> **Raw data**

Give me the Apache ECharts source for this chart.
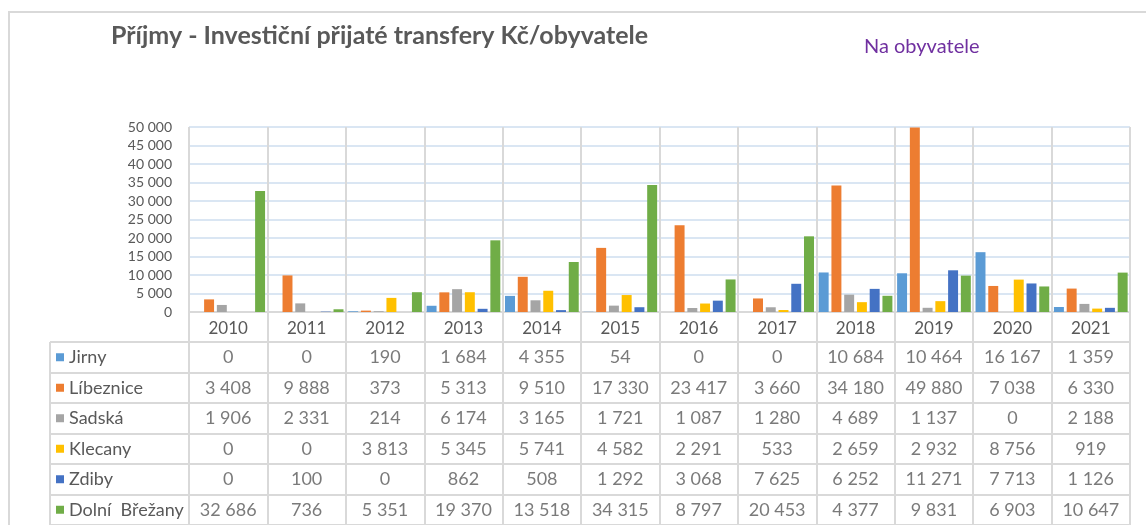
<!DOCTYPE html>
<html>
<head>
<meta charset="utf-8">
<title>Příjmy - Investiční přijaté transfery</title>
<script src="https://cdn.jsdelivr.net/npm/echarts@6/dist/echarts.min.js"></script>
<style>
  html, body { margin: 0; padding: 0; background: #fff; }
  #chart { width: 1146px; height: 525px; }
</style>
</head>
<body>
<div id="chart"></div>
<script>
const years = ['2010', '2011', '2012', '2013', '2014', '2015', '2016', '2017', '2018', '2019', '2020', '2021']
const seriesNames = ['Jirny', 'Líbeznice', 'Sadská', 'Klecany', 'Zdiby', 'Dolní  Břežany']
const jirny = [0, 0, 190, 1684, 4355, 54, 0, 0, 10684, 10464, 16167, 1359]
const libeznice = [3408, 9888, 373, 5313, 9510, 17330, 23417, 3660, 34180, 49880, 7038, 6330]
const sadska = [1906, 2331, 214, 6174, 3165, 1721, 1087, 1280, 4689, 1137, 0, 2188]
const klecany = [0, 0, 3813, 5345, 5741, 4582, 2291, 533, 2659, 2932, 8756, 919]
const zdiby = [0, 100, 0, 862, 508, 1292, 3068, 7625, 6252, 11271, 7713, 1126]
const dolniBrezany = [32686, 736, 5351, 19370, 13518, 34315, 8797, 20453, 4377, 9831, 6903, 10647]
const yMax = 50000
const yStep = 5000

const allValues = [jirny, libeznice, sadska, klecany, zdiby, dolniBrezany]
const colors = ['#5B9BD5', '#ED7D31', '#A5A5A5', '#FFC000', '#4472C4', '#70AD47']

const textColor = '#595959'
const lineGray = '#D9D9D9'
const font = 'Lato'

// 12 345 -> "12 345"
function fmt(v) {
  return String(v).replace(/\B(?=(\d{3})+(?!\d))/g, ' ')
}

const chart = echarts.init(document.getElementById('chart'))

// rich styles for the little colour keys in the table
const rich = { name: { color: textColor, fontSize: 18, fontFamily: font, padding: [0, 0, 0, 5] } }
colors.forEach((c, i) => {
  rich['k' + i] = { width: 8, height: 8, backgroundColor: c }
})

const barSeries = seriesNames.map((name, i) => ({
  name: name,
  type: 'bar',
  xAxisIndex: 0,
  yAxisIndex: 0,
  data: allValues[i],
  barCategoryGap: '6%',
  barGap: '28%',
  itemStyle: { color: colors[i] }
}))

// table cells: [year index, row index, value]
const cellData = []
allValues.forEach((arr, r) => {
  arr.forEach((v, c) => cellData.push([c, r, v]))
})

const option = {
  animation: false,
  textStyle: { fontFamily: font },
  title: [
    {
      text: 'Příjmy - Investiční přijaté transfery Kč/obyvatele',
      left: 106,
      top: 18,
      textStyle: { color: textColor, fontSize: 25, fontWeight: 'bold', fontFamily: font }
    },
    {
      text: 'Na obyvatele',
      left: 859,
      top: 32,
      textStyle: { color: '#7030A0', fontSize: 20, fontWeight: 'normal', fontFamily: font }
    }
  ],
  graphic: [
    {
      // chart area frame
      type: 'rect',
      shape: { x: 9, y: 12, width: 1200, height: 600 },
      style: { fill: 'none', stroke: lineGray, lineWidth: 2 },
      silent: true
    },
    {
      // left edge of the data table
      type: 'line',
      shape: { x1: 50, y1: 342, x2: 50, y2: 600 },
      style: { stroke: lineGray, lineWidth: 2 },
      silent: true
    }
  ],
  grid: [
    { left: 189, right: 16, top: 127, height: 185 },
    { left: 189, right: 16, top: 342, height: 192 }
  ],
  xAxis: [
    {
      type: 'category',
      gridIndex: 0,
      data: years,
      boundaryGap: true,
      axisLine: { show: true, lineStyle: { color: lineGray, width: 2 } },
      axisTick: { show: true, length: 30, interval: 0, lineStyle: { color: lineGray, width: 2 } },
      axisLabel: { color: textColor, fontSize: 17, margin: 8, interval: 0 },
      splitLine: { show: true, interval: 0, lineStyle: { color: lineGray, width: 2 } }
    },
    {
      type: 'category',
      gridIndex: 1,
      data: years,
      position: 'top',
      boundaryGap: true,
      axisLine: { show: true, lineStyle: { color: lineGray, width: 2 } },
      axisTick: { show: false },
      axisLabel: { show: false },
      splitLine: { show: true, interval: 0, lineStyle: { color: lineGray, width: 2 } }
    }
  ],
  yAxis: [
    {
      type: 'value',
      gridIndex: 0,
      min: 0,
      max: yMax,
      interval: yStep,
      axisLine: { show: false },
      axisTick: { show: false },
      axisLabel: { color: textColor, fontSize: 14, margin: 17, formatter: v => fmt(v) },
      splitLine: { show: true, lineStyle: { color: '#DAE6F3', width: 2 } }
    },
    {
      type: 'category',
      gridIndex: 1,
      data: seriesNames,
      inverse: true,
      boundaryGap: true,
      axisLine: { show: true, lineStyle: { color: lineGray, width: 2 } },
      axisTick: { show: true, length: 139, interval: 0, lineStyle: { color: lineGray, width: 2 } },
      axisLabel: {
        align: 'left',
        margin: 133,
        interval: 0,
        formatter: (v, i) => '{k' + i + '|}{name|' + v + '}',
        rich: rich
      },
      splitLine: { show: true, interval: 0, lineStyle: { color: lineGray, width: 2 } }
    }
  ],
  series: barSeries.concat([
    {
      name: 'table',
      type: 'scatter',
      xAxisIndex: 1,
      yAxisIndex: 1,
      data: cellData,
      symbolSize: 0,
      silent: true,
      label: {
        show: true,
        position: 'inside',
        color: textColor,
        fontSize: 18,
        fontFamily: font,
        formatter: p => fmt(p.value[2])
      }
    }
  ])
}

chart.setOption(option)
</script>
</body>
</html>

> **What to produce**
The listing above must be printed again exactly, minus its pictures.

> **Response to this exercise**
Give me the Apache ECharts source for this chart.
<!DOCTYPE html>
<html>
<head>
<meta charset="utf-8">
<title>Příjmy - Investiční přijaté transfery</title>
<script src="https://cdn.jsdelivr.net/npm/echarts@6/dist/echarts.min.js"></script>
<style>
  html, body { margin: 0; padding: 0; background: #fff; }
  #chart { width: 1146px; height: 525px; }
</style>
</head>
<body>
<div id="chart"></div>
<script>
const years = ['2010', '2011', '2012', '2013', '2014', '2015', '2016', '2017', '2018', '2019', '2020', '2021']
const seriesNames = ['Jirny', 'Líbeznice', 'Sadská', 'Klecany', 'Zdiby', 'Dolní  Břežany']
const jirny = [0, 0, 190, 1684, 4355, 54, 0, 0, 10684, 10464, 16167, 1359]
const libeznice = [3408, 9888, 373, 5313, 9510, 17330, 23417, 3660, 34180, 49880, 7038, 6330]
const sadska = [1906, 2331, 214, 6174, 3165, 1721, 1087, 1280, 4689, 1137, 0, 2188]
const klecany = [0, 0, 3813, 5345, 5741, 4582, 2291, 533, 2659, 2932, 8756, 919]
const zdiby = [0, 100, 0, 862, 508, 1292, 3068, 7625, 6252, 11271, 7713, 1126]
const dolniBrezany = [32686, 736, 5351, 19370, 13518, 34315, 8797, 20453, 4377, 9831, 6903, 10647]
const yMax = 50000
const yStep = 5000

const allValues = [jirny, libeznice, sadska, klecany, zdiby, dolniBrezany]
const colors = ['#5B9BD5', '#ED7D31', '#A5A5A5', '#FFC000', '#4472C4', '#70AD47']

const textColor = '#595959'
const lineGray = '#D9D9D9'
const font = 'Lato'

// 12 345 -> "12 345"
function fmt(v) {
  return String(v).replace(/\B(?=(\d{3})+(?!\d))/g, ' ')
}

const chart = echarts.init(document.getElementById('chart'))

// rich styles for the little colour keys in the table
const rich = { name: { color: textColor, fontSize: 18, fontFamily: font, padding: [0, 0, 0, 5] } }
colors.forEach((c, i) => {
  rich['k' + i] = { width: 8, height: 8, backgroundColor: c }
})

const barSeries = seriesNames.map((name, i) => ({
  name: name,
  type: 'bar',
  xAxisIndex: 0,
  yAxisIndex: 0,
  data: allValues[i],
  barCategoryGap: '6%',
  barGap: '28%',
  itemStyle: { color: colors[i] }
}))

// table cells: [year index, row index, value]
const cellData = []
allValues.forEach((arr, r) => {
  arr.forEach((v, c) => cellData.push([c, r, v]))
})

const option = {
  animation: false,
  textStyle: { fontFamily: font },
  title: [
    {
      text: 'Příjmy - Investiční přijaté transfery Kč/obyvatele',
      left: 106,
      top: 18,
      textStyle: { color: textColor, fontSize: 25, fontWeight: 'bold', fontFamily: font }
    },
    {
      text: 'Na obyvatele',
      left: 859,
      top: 32,
      textStyle: { color: '#7030A0', fontSize: 20, fontWeight: 'normal', fontFamily: font }
    }
  ],
  graphic: [
    {
      // chart area frame
      type: 'rect',
      shape: { x: 9, y: 12, width: 1200, height: 600 },
      style: { fill: 'none', stroke: lineGray, lineWidth: 2 },
      silent: true
    },
    {
      // left edge of the data table
      type: 'line',
      shape: { x1: 50, y1: 342, x2: 50, y2: 600 },
      style: { stroke: lineGray, lineWidth: 2 },
      silent: true
    }
  ],
  grid: [
    { left: 189, right: 16, top: 127, height: 185 },
    { left: 189, right: 16, top: 342, height: 192 }
  ],
  xAxis: [
    {
      type: 'category',
      gridIndex: 0,
      data: years,
      boundaryGap: true,
      axisLine: { show: true, lineStyle: { color: lineGray, width: 2 } },
      axisTick: { show: true, length: 30, interval: 0, lineStyle: { color: lineGray, width: 2 } },
      axisLabel: { color: textColor, fontSize: 17, margin: 8, interval: 0 },
      splitLine: { show: true, interval: 0, lineStyle: { color: lineGray, width: 2 } }
    },
    {
      type: 'category',
      gridIndex: 1,
      data: years,
      position: 'top',
      boundaryGap: true,
      axisLine: { show: true, lineStyle: { color: lineGray, width: 2 } },
      axisTick: { show: false },
      axisLabel: { show: false },
      splitLine: { show: true, interval: 0, lineStyle: { color: lineGray, width: 2 } }
    }
  ],
  yAxis: [
    {
      type: 'value',
      gridIndex: 0,
      min: 0,
      max: yMax,
      interval: yStep,
      axisLine: { show: false },
      axisTick: { show: false },
      axisLabel: { color: textColor, fontSize: 14, margin: 17, formatter: v => fmt(v) },
      splitLine: { show: true, lineStyle: { color: '#DAE6F3', width: 2 } }
    },
    {
      type: 'category',
      gridIndex: 1,
      data: seriesNames,
      inverse: true,
      boundaryGap: true,
      axisLine: { show: true, lineStyle: { color: lineGray, width: 2 } },
      axisTick: { show: true, length: 139, interval: 0, lineStyle: { color: lineGray, width: 2 } },
      axisLabel: {
        align: 'left',
        margin: 133,
        interval: 0,
        formatter: (v, i) => '{k' + i + '|}{name|' + v + '}',
        rich: rich
      },
      splitLine: { show: true, interval: 0, lineStyle: { color: lineGray, width: 2 } }
    }
  ],
  series: barSeries.concat([
    {
      name: 'table',
      type: 'scatter',
      xAxisIndex: 1,
      yAxisIndex: 1,
      data: cellData,
      symbolSize: 0,
      silent: true,
      label: {
        show: true,
        position: 'inside',
        color: textColor,
        fontSize: 18,
        fontFamily: font,
        formatter: p => fmt(p.value[2])
      }
    }
  ])
}

chart.setOption(option)
</script>
</body>
</html>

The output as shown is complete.